We walked back through Chinatown and took in the sights and smells.  Women haggling over cabbage, shopkeepers trying to lure us into their stores, fireworks going off in the street, it was a pretty authentic scene. That night we met my cousin, Katie and her fiancé, James for dinner in the Mission District.  Mike and I got over there early so we could check out the neighborhood.  We picked up a coffee from Muddy Waters Needles and PensCoffee House and popped into some of the stores in the area.  There were a lot of really cute and unique stores along Valencia Street.  Our favorites were Needles and Pens, Wallflower Vintage and Wonderland Gallery.  The stores were interspersed with a diverse set of restaurants and cafes. My first choice for dinner was Lolo’s, a tapas restaurant, but there was an hour and a half wait, so we decided to moved on.  We stopped at La Taza (a cute cafe with lighter fare) for a beer and to get our dinner plans straight.  Katie wanted to take us somewhere memorable, and once that was settled, she certainly delivered.  We walked to The Crafty Fox, and I am so happy that’s where we ended up.  It is a brilliant gastropub located on Mission Street, and has a bar up front and long shared tables in the back.  We staked out an area at the end of one, and went up to the bar to order.  They had an excellent selection of craft beer and the food was amazing.  Mike and I split the salmon skewers and the wild boar sausage, both of which we loved, and I had the New Kids on the Hops (Altamont Beer Works) beer, which complimented our food choices wonderfully.  Plus, the company and conversation made the evening even better, of course.  Katie and James proved once again to be fantastic hosts (they were also nice enough to open up their home to me in Korea).

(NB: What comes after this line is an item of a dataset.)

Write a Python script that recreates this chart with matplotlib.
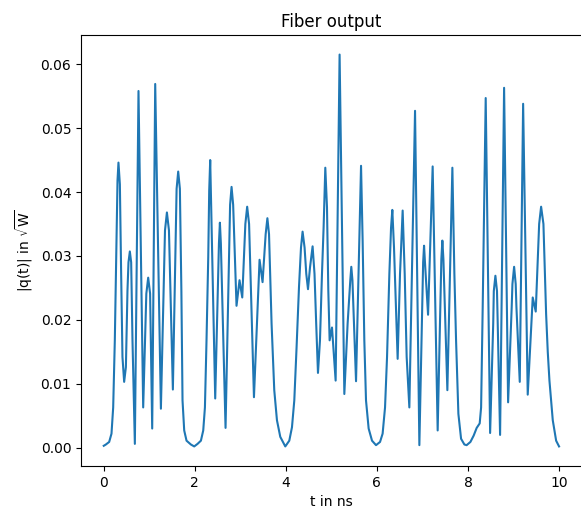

We all took the subway to our respective homes, us going back to Union Square and Katie and James going farther down the line, to Berkeley.  Once we were off the train, Mike and I decided to stop for one more drink at a bar his coworker recommended: Golden Gate Tap Room.  We got our hands stamped at the door and walked up a flight of stairs to the bar.  It was more or less a beercade, except unlike some of the ones in Chicago, you had to pay for the games.  We each had a beer and played a couple games of Mrs. Pacman before feeling too old for the young crowd and retiring for the night.  Back at the hostel, we fell asleep as soon as our heads hit the pillows.